Published: December 4, 2018 |

[Click image to enlarge]

On a recent Wednesday afternoon, two men hopped out of the Bobcat ATV they’d parked on the western edge of Montana Tech’s campus. The men adjusted their work belts and hard hats then walked through the entrance of what looked like a garage or large storage shed.

But this shed wasn’t for storage. Instead, the building housed the mouth of roughly 3,000 feet of granite drifts, better known as Tech’s practical underground mining classroom.

For the past five years, mining engineering professor Scott Rosenthal has taught this unique underground mining class, which meets once a week about 100 feet below the campus’s surface. Rosenthal said it is the only on-campus underground classroom in the country.

“The students pretty much run their own show. We’re just there for assistance,” Rosenthal said, referring to himself and his two teacher’s assistants. “We let our students do a lot more than our sister colleges.”

Rosenthal said he was a Tech mining engineering student himself from 1978 to 1982. A New Mexico native, he was studying in Butte when the mines were still up and running. About a year after he graduated, Butte’s mining operations shut down, forcing him to seek work elsewhere.

Now decades later, Rosenthal is back in Butte, and his classroom is one of the only accessible underground traces of the Richest Hill left.

Down the classroom’s entrance ramp, Rosenthal’s nine students are brought into the Orphan Boy mine drifts, or tunnels. During each four-hour class, the students work in three different groups to drill, blast, dig out, and secure different drift areas.

Since they started working in the old network of mine shafts, Rosenthal said his students have rehabbed drifts, intersected old works — including those that connect the Orphan Boy and Orphan Girl mines — and have also created new drifts.

In one work area, students drilled large, nail-like rock bolts feet deep into the granite to form a Roman arch above them. In another, one woman in bedazzled MissMe jeans maneuvered one of the compressed air-powered drills to carve out numerous holes in a strategic pattern.

Near the classroom entrance, another group finished and filled their drilled-out holes with explosive powder, basically fertilizer mixed with diesel, Rosenthal said.
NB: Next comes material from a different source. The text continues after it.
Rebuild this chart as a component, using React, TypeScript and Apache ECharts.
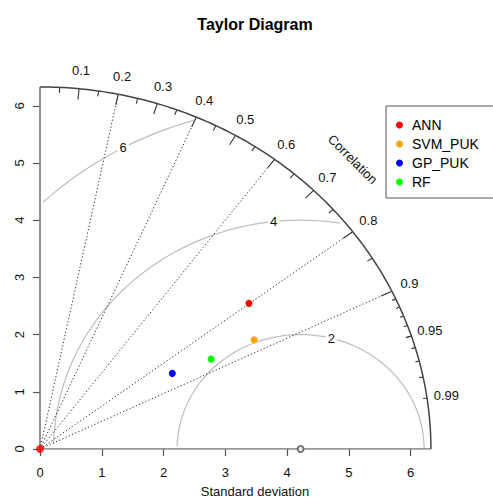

After moving around the corner and ensuring students had ear protection on, graduate teacher’s assistant Kyle Murphy shouted, “Fire in the hole!”

A few seconds later, a big blast followed by a few quick, smaller bursts shot sound and air toward students while clearing them a new, larger work space.
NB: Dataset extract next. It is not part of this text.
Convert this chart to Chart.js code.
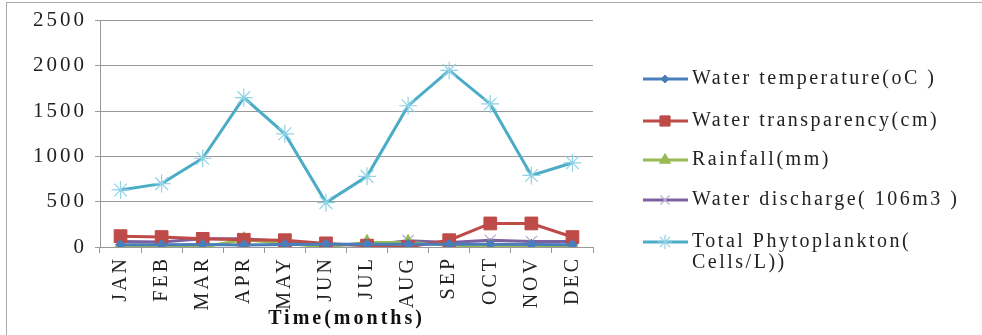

Preparing students for jobs after college and helping them land summer internships are two major goals of Rosenthal’s class. He and Murphy both said the hands-on learning environment gives students a chance to test the plans they create on paper.

“What students draw up may be pretty, but at the face, it’s not the same,” Rosenthal said. “We want them to figure out how to adjust their design to make it achievable.”
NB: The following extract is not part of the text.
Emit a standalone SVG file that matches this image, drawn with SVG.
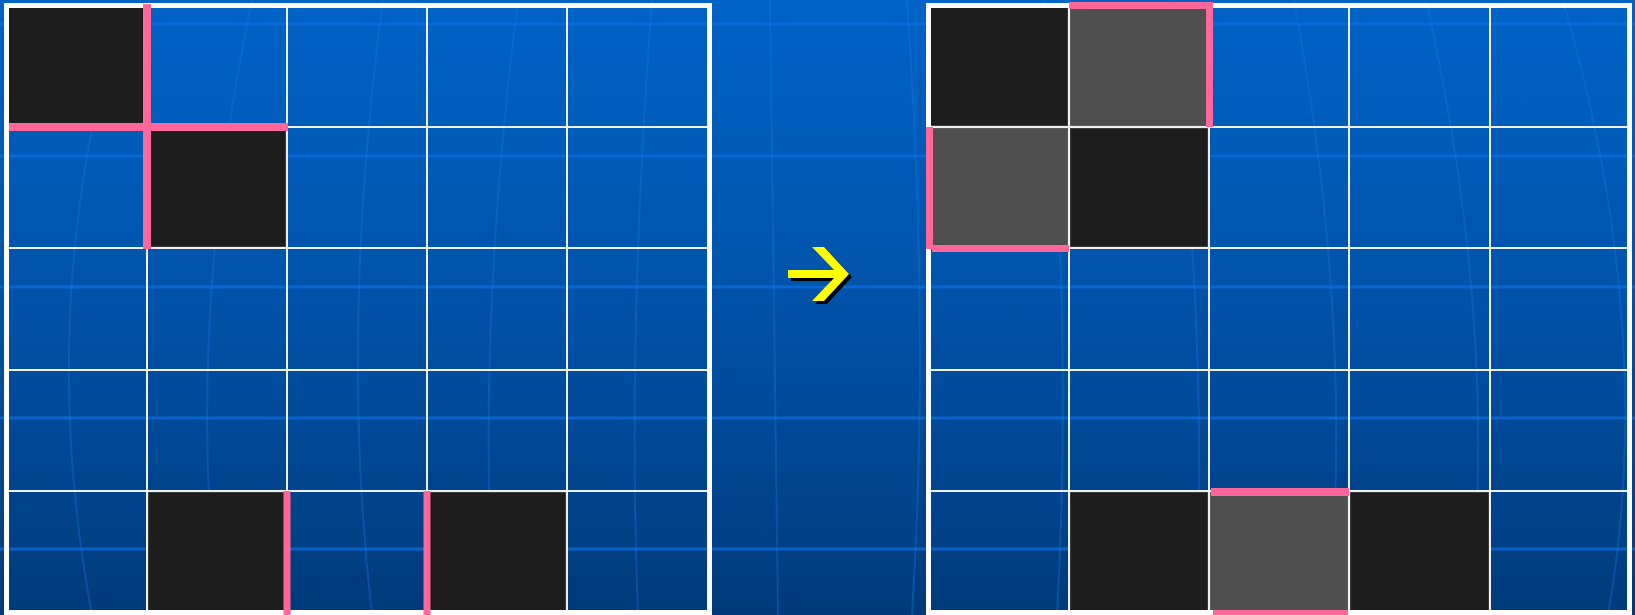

But the hands-on underground classroom is for more than just Rosenthal’s class. In 2013, a Department of Energy grant for a geothermal project helped pay for the initial development of the classroom. Now, five years later, water at 78 degrees Fahrenheit pumps to Tech’s natural resources building, where heat is extracted and colder water makes its way back underground through a process that takes some money off the college’s gas bill, Rosenthal said.

Other projects are developing underground, too. An underground greenhouse is in the works, miner health and safety research is being conducted by both Tech students and the National Institute for Occupational Safety and Health, and geological-related studies are in progress, Rosenthal said. There’s even Wi-Fi in the tunnels for experiments that need to be remotely monitored.

Rosenthal’s goal is to double the feet of accessible tunneling and expand these underground research opportunities for more than just the mining engineering department.

“Some students like the class because it’s exciting and they learn a lot in an environment where they don’t have to book-think,” Rosenthal said. “It’s an escape from their usual studies.”